If you have trouble to achieve enough thrust at the minimum radius point, try to increase wingspan in order to reduce induced drag. At this point induced drag has by far the biggest share of overall drag.

Answer 2

This generally means a short wingspan with an extra-strong wing spar structure (to take the lift and G loads), a wing with either high-lift devices that deploy in the turn or a relatively thick wing profile, no fuel tanks or excess mass in the wing itself (to minimize the axial moment of inertia of the airframe), big ailerons (to generate a large rolling moment), boosted controls (so a human is capable of working those big control surfaces) and a big engine (to maintain altitude & airspeed during the turn).

You'll find most of these design features in an aerobatic plane or a fighter.

Answer 3

You specifically talk about sustained turn -- a turn without loosing speed (and altitude).
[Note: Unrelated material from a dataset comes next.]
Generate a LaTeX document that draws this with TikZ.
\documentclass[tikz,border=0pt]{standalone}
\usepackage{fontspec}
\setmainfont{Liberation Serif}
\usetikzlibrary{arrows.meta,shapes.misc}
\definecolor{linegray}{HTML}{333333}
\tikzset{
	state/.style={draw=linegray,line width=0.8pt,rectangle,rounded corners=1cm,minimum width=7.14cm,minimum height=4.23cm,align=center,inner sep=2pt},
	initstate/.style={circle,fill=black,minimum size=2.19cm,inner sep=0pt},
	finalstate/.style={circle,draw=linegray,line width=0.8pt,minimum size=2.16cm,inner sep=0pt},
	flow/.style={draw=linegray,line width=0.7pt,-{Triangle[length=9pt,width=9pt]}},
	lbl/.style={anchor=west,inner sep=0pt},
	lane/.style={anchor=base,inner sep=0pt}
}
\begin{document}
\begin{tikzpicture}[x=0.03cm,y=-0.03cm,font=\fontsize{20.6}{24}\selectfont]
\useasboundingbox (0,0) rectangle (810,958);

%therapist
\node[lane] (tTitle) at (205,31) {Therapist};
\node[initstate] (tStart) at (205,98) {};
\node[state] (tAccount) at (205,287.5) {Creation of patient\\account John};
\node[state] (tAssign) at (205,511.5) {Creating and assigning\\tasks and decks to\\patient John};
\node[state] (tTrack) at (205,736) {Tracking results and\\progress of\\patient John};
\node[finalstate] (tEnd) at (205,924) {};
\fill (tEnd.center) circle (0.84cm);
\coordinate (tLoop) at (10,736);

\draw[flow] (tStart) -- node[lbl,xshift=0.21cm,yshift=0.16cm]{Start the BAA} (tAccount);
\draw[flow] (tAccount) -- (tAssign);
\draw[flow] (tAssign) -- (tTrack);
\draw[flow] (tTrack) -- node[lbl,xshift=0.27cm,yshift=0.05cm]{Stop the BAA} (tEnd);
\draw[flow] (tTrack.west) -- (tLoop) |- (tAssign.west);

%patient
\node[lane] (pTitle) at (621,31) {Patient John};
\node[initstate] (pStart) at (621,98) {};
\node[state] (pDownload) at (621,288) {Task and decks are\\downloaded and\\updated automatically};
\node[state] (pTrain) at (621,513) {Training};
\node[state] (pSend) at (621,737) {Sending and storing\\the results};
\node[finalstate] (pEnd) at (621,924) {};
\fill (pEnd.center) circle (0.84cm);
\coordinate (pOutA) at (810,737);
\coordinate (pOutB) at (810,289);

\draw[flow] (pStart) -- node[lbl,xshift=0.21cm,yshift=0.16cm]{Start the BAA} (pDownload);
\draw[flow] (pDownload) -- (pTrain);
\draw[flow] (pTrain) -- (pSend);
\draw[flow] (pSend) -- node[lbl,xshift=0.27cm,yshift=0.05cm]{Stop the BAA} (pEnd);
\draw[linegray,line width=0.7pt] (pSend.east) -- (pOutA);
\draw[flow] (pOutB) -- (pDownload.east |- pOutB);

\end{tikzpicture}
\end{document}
This is in contrast to an instantaneous turn -- a turn where you are allowed to lose speed and/or altitude.

Peter Kämpf's answer addresses all the aspects of an instantaneous turn. This is primarily a kinematic problem - i.e. the geometry of motion - not a lot to do with the airplane itself. This means that the curves and behavior are the same for all airplanes for things like the relationship between turn radius, turn rate, and speed -- or turn rate, load factor (g's) and speed.

For an instantaneous turn, the two constraints are stall (CLmax and wing loading) and structure (max g's -- nmax).
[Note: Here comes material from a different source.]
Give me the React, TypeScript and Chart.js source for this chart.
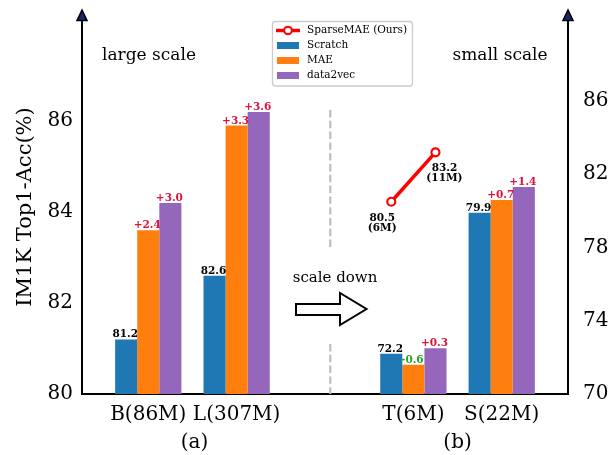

However, for an instantaneous turn, you need to consider the specific excess power. Largely determined by how powerful the engines are -- but also the weight of the aircraft and how clean you are (how little drag).

$P_s=\frac{V(T-D)}{W}$

$P_s$ Specific excess power

$V$ Airspeed

$T$ Thrust

$D$ Drag

$W$ Weight

$P_s$ is the energy maneuverability of the aircraft. To maintain a sustained turn, you need to look at $P_s=0$. Next, you need to dig into the drag...
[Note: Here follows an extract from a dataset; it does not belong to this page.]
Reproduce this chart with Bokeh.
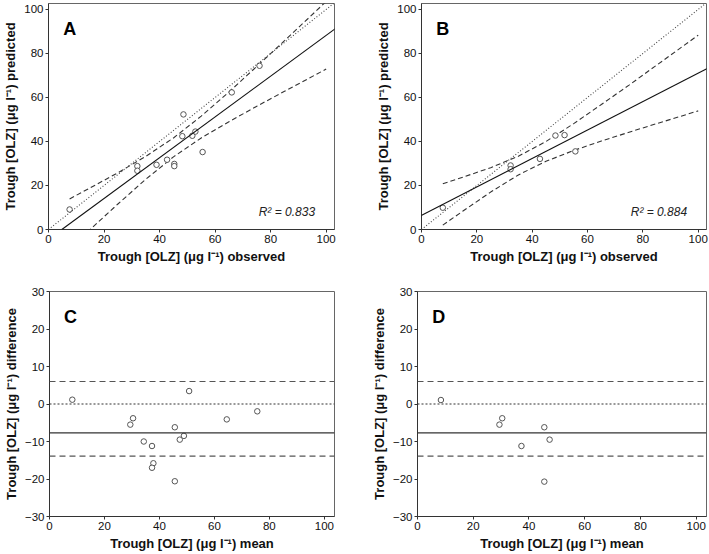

$D=C_D\,q\,S_\mathrm{ref}$

$C_D$ Drag coefficient

$q$ Dynamic pressure $q=0.5\,\rho\,V^2$

$\rho$ Density of air

$S_\mathrm{ref}$ Wing reference area

We will assume a very simple form of a drag polar where the drag coefficient is made of a parasite and induced term...

$C_D=C_{D,0}+\frac{{C_L}^2}{\pi\,e\,AR}$

$C_{D,0}$ Parasite drag coefficient

$C_L$ Lift coefficient

$e$ Aerodynamic efficiency factor

$AR$ Aspect ratio

Finally, to look closer at the induced drag, we have to look at the lift coefficient.

$C_L=\frac{n\,W\,\cos(\theta)}{q\,S_\mathrm{ref}}$

This is a little different than a normal lift coefficient equation.

$n$ Load factor, how many g's are you pulling in the turn

$\theta$ Flightpath angle, if you're not climbing or diving, it is zero. We will use this case.

OK, lets put it all together...

To have excellent sustained turn capability, you need to be able to maintain $P_s=0$ at the speed, altitude, and turn (load factor) that you desire.

You can achieve this with lots of thrust, minimal drag, and light weight.

$P_s=\frac{V(T-D)}{W}$

To minimize the drag, you need a clean airplane. You first want the parasite drag to be a minimum.

$C_{D,0}$

But importantly, you also want the induced drag to be low. This will tend to increase the aspect ratio (vs. an airplane not optimzied for sustained turn) and will have some other effects.

In fact, although we normally think about maximizing the lift-to-drag ratio of an airplane in cruise ($n=1$), for sustained turn, you want to improve the lift-to-drag ratio during the turn.

I believe the experimental Grumman X-29 was designed to hit best $L/D$ during a combat maneuver -- i.e. combat altitude, transonic speeds, and $n=3$ g's!